1.02.01 - Ecology and silviculture of plantation forests in the tropics
The "Ecology and silviculture of plantation forests in the tropics" unit considers ecology and silviculture of planted forests in the tropics and sub-tropics. All fields of terrestrial ecology can be represented provided that the research has practical implications for the management of tropical plantations. The unit will cover a wide diversity of tropical plantations, from multipurpose native or exotic tree plantations of rural communities to high-production plantations of fast-growing trees of forest companies.
The unit aims to contribute knowledge to improve silvicultural practices in tropical plantations for sustainable production and ecological services. A special focus will be on (i) experimental and modelling approaches contributing to insights into the relationships between ecology and management practices, and (ii) consequences of climate change on the ecology and silviculture of sub/tropical tree plantations.
The unit encourages exchange of information and experiences between ecologists, plantation managers and communities.
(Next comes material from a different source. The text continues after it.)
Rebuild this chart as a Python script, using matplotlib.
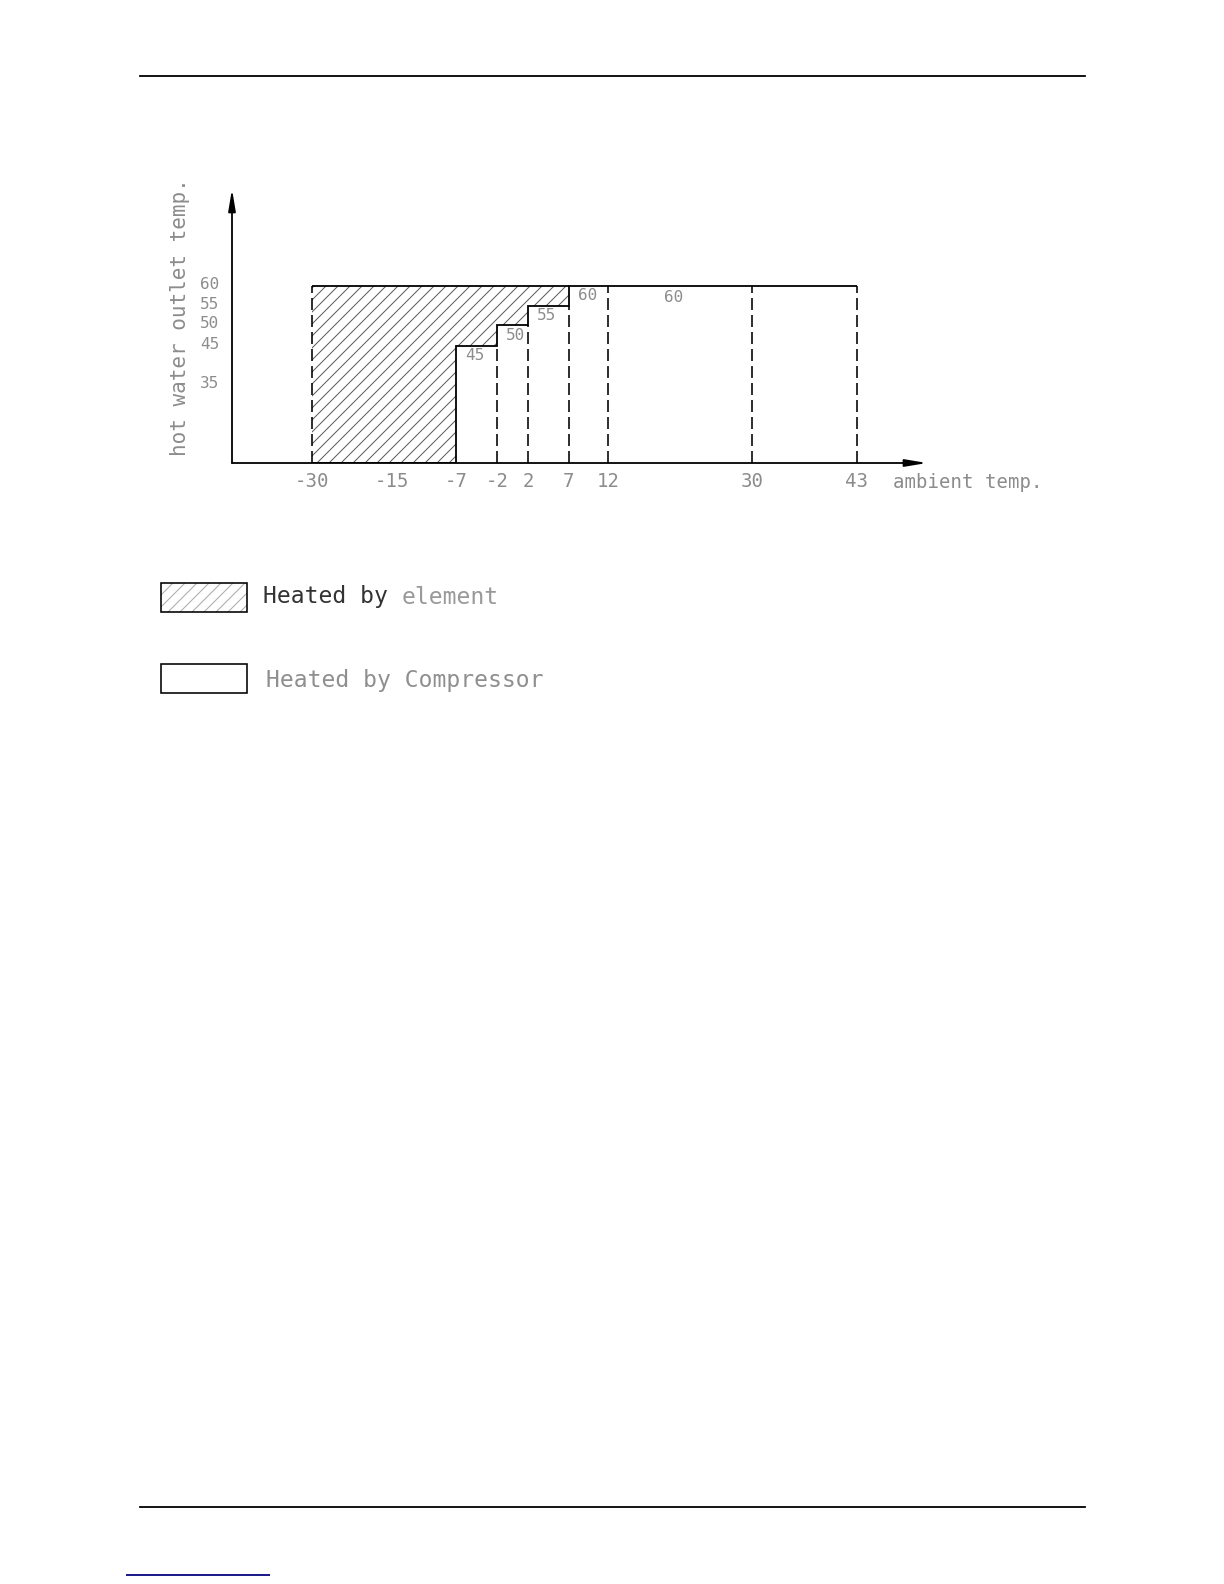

In addition to supporting workshops on ecology and silviculture of tropical plantations, the unit will also promote international collaborations through networks of experiments and information exchange.
State of Knowledge
Planted forests have been expanding worldwide from 178 million ha in 1990 to 264 million ha in 2010, with a rate of expansion that has increased in the past decade in most tropical regions (FAO, 2010). The contribution of tropical forest plantations to the world’s wood, fibre, fuel, and non-woody forest product supply is expected to increase, as is their role to provide environmental and social services at a time when demand for these resources is increasing.
Comprehensive studies have been carried out in plantations of fast-growing species managed in short rotations for the production of biomass. Despite their importance, less knowledge exists about plantations of native species managed in long rotations, and studies should be encouraged. Recent work showed a potential to increase the production of biomass under stressful conditions by incorporating a greater diversity of tree species. Understanding how inter-specific interactions influence the development of individual trees and the ecological functions of tropical plantations remains a challenge. Improving our understanding of ecological processes in forest plantations will aid the design of silvicultural systems that have lower demand of fertilizers and pesticides and that are more sustainable in a changing world.